SONG PREMIERE: Bad Ass Punk/Folk Poet Rafael Vigilantics Shares Catchy Survival Theme ‘Still Fighting”

Punk/folk  poet Rafael Vigilantics captures Southwestern gothic in sound on the exceptional fourth album  Blue River, Grey Sky, set to release November 13. 

Born to a New Mexico folk singer and a father lost to the prison system, Vigilantics left home at  14. “I was a loner and an only child,” he recalled. “When I realized you could make music by  yourself, I was sold on it. It was my escape and a place I could tell stories.” 

Vigilantics mingled with motorcycle gangs, scuffled with the LAPD, worked (and still works)  wildfires, and crossed into Mexico to prizefight in derelict pool halls. 

“I remember my uncle sneaking me into CBGB’s in the mid ‘90s when I was like 16 years old, and  seeing Jesus lizard play,” he enthused. “That raw dangerous energy was so electric to me, more  exciting than anything I’d ever really known.” 

With his eponymous punk rock clothing brand, Vigilantics toured with Agnostic Front, Ministry,  and Koffin Kats. He watched friends lose their freedom and their lives; broke hearts and had him broken. All pours into the ground-breaking gypsy-punk romanticism and contemporary Americana  imagery of Blue River, Grey Sky.
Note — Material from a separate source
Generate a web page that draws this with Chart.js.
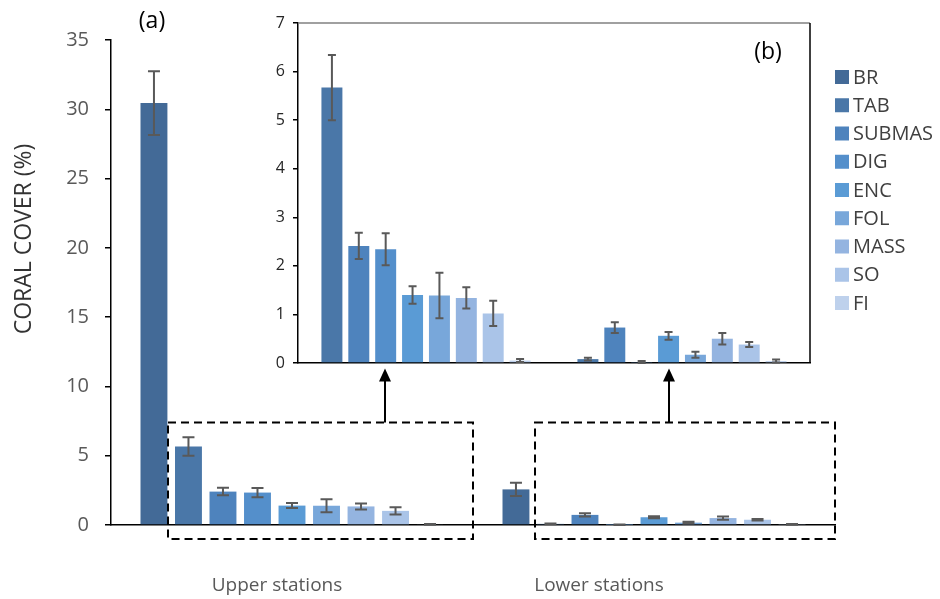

Rootsy and wild yet rap-informed, it’s an unorthodox, liberating  record that cross-pollinates genres and eras without apology or regret. 

“I’d describe it as headphone music, full of landscapes and storytelling,” mulled the heavily-inked  Vigilantics, who divides his time between Silver City, NM and Los Angeles. “Very Southwestern  and very influenced by the elements of nature, heartbreak, storms, ships lost at sea.” 

Largely co-written with producers Noah Harmon (ex-Airborne Toxic Event) and Rian Lewis (Doja Cat, Chromeo), recorded in Harmon’s LA home and out in remote New Mexico, the 15-track Blue  River, Grey Sky sings and raps its way through characters and cadences with a grainy, organic  authenticity. It’s the restless testament of a man in love with the deep wilderness and living off  the land; with treasure hunting, abandoned copper mines, arrowheads and artifacts; and with the  land of Geronimo and Billy The Kidd – an innate outsider who dips in and out of society at will. 

Glide is very proud to premiere “Still Fighting” a catchy AF single that brings street cred along with simple pop pleasures into an anthem that spells victory and survival. Vigilantics might be the Southwest’s answer to Mos Def, yet he almost creates his own novel genre of street folk.

Still Fighting’ is song about my journey after leaving home at 14 – all the tours, scraps with the LAPD, companions that died, friends who went to prison, getting mixed up with motorcycle gangs, stolen cars, etc. The song
features Alisa Fedele of Heaps n Heaps/Stereo Match,” says Vigilantics.